Bank Nizwa has already found itself clashing with local banking laws. "Technically we are a retail bank, but we have to deal with both because there are regulations in the banking sector in Oman that your retail banking loans have to be a percentage of the corporate loans," Jaroudi explained. "But you have to start somewhere. Today we might start immediately with a waiver for a period of time with the consumer portfolio because it's ready, it's easy.
"If I opened my doors tomorrow I would have 10 people coming for a car loan, but it takes me three months to study a corporation, its balance sheet and extend a facility for them. So I'm not going to sit idly for the next three months. So maybe the Central Bank will allow us to develop our consumer portfolio first, but later on we will have to abide by the percentages that they keep. So we have to be both.
"The law allows us to also apply for investment banking, so you can also apply and become an investment bank. Out of the 17 banks in Oman, already 12 of the existing banks have an investment banking licence, so that will really complement your products."
REGULATiON REVELATIONS
Of course, there has been much going on behind the scenes to ensure that Islamic banks feel welcome in the Sultanate. After much anticipation, deliberation and a fair amount of tweaking Oman unveiled the finalised regulations for Islamic banks in the country.
"Islamic banking is considered as a new chapter in the banking sector in Oman, which would diversify banking services and augment financial inclusion," Hamoud bin Sangour al Zadjali, Executive President of the Central Bank of Oman, said as the regulations were unveiled in early October. "The advent of Islamic banking is expected to complement the current conventional banking in promoting growth in the economy during 2012 and beyond."
The first version of the rules drew a mixed reaction from banks and individuals, with many questioning whether Islamic banks had been given a level playing field. The final version, however, has received a warmer reception.
"Now it is extremely well received because people had been waiting for something like that," said Jaroudi. "It was well received at all levels - individuals, institutions, legal bodies, government bodies and so on."
The regulations had much input from more established markets, a happy situation that the Sultanate was keen to engineer. "I think Oman was hesitant to go into something that was completely untested or to explore the unknown," said Jaroudi. "They waited to see that this industry is here to stay and that it had developed into more than just an aspiration. If it was a still a dream they wouldn't have gone into it, because then it would have been difficult to regulate it, or put some kind of dimensions to it.
"Seeing as how this industry had developed in a number of countries, and that there are already regulations and legislations in other countries, they can learn from them instead of reinventing the wheel. They will start from where other people have finished, and I think that's a smart move. Oman now has the chance to learn from other countries."
CONVENTIONAL COMPETITION
However, there is concern that Islamic banks in Oman will struggle initially to compete with established conventional banks offering Shari'ah-compliant services. Fitch Ratings noted that although there is demand for Islamic banking, and its growth across the Gulf region is likely to outpace that of conventional banking, recent experience from Qatar suggests that customers in Oman will opt to get these services from established banks.

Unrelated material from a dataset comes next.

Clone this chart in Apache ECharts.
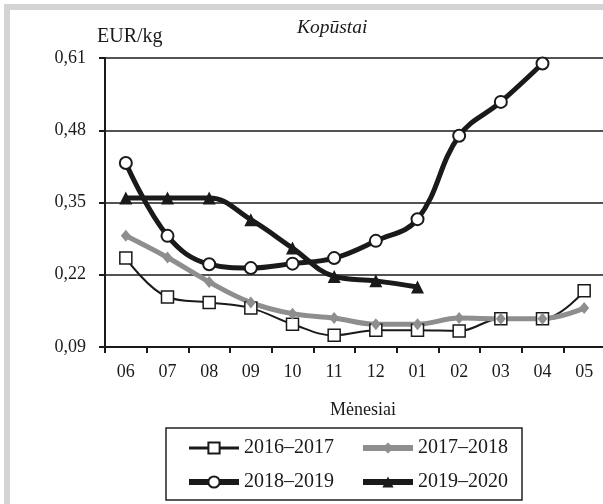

Newly created Islamic banks in Oman will face competition from incumbents such as Bank Muscat and HSBC Bank Oman, which are setting up Islamic banking windows. Fitch Ratings believes the combination of a well-known brand, an established network, service quality and cost-efficiency savings will give the incumbents a significant advantage. While the established banks will need to keep their existing and Islamic operations separate at the point of contact with the customer, there will be plenty of opportunities for cost savings at the operational level.
Evidence from Qatar shows the advantage that established banks have. When rule changes barred conventional banks from offering Islamic financial services, Islamic banks had expected an influx of customers as people with Shari'ah-compliant accounts switched banks. In practice the impact was small and many customers decided to switch back to conventional accounts with their existing banks instead.
"Where established banks in Oman are allowed to offer both Shari'ah-compliant and conventional products and services, we expect most customers to retain their primary banking relationship, assuming there are no significant differences in the terms on offer," said the ratings agency.
"We nevertheless recognise that substantial Government spending and stimulus will create opportunities for the Islamic banks to expand, primarily in retail banking, where conventional banks are close to regulatory caps, and in real estate and construction related business - their traditional asset-backed business lines," Fitch continued. "Furthermore, the new Islamic banks are likely to have funding cost advantages as they raise low-cost deposits."
TIRED OF WAITING
Jaroudi, however, believes there is room for everyone. "Oman, relative to the rest of the Gulf, is under banked," he said. "There could be two reasons for that. One is that the society doesn't want to do banking anyway, and the other is that they have been waiting for Islamic banks, because it is a relatively conservative society. We expect it's the second factor. Our IPO was 11.3 times oversubscribed - that tells you that a lot of money was waiting for such an event."
Indeed, a survey last year revealed that 85 per cent of consumers in Oman were interested in Islamic finance products. The report, published by Islamic Finance Advisory & Assurance Services, also found that 86 per cent of consumers in Oman have some kind of conventional banking product, of which 60 per cent declared to be 'bothered' about using because of Riba.
Further, 70 per cent of consumers in Oman anticipated opening an Islamic savings account in the next 12 months with half (35 per cent) expecting to do so within three months of one becoming available; and 77 per cent of consumers in Oman expected to take out Islamic financing within the next two years.
Not only does this mean there is a lot of demand, it also indicates that Bank Nizwa will be facing a lot of competition. However, Jaroudi believes that Bank Nizwa will differentiate itself both from its conventional and purely Islamic competition. "We call ourselves the first Islamic bank, but I don't just mean chronologically, I mean we want to be known as the first Islamic bank in the quality of our products, the return we can achieve for our stakeholders and the ability to serve our community," he said.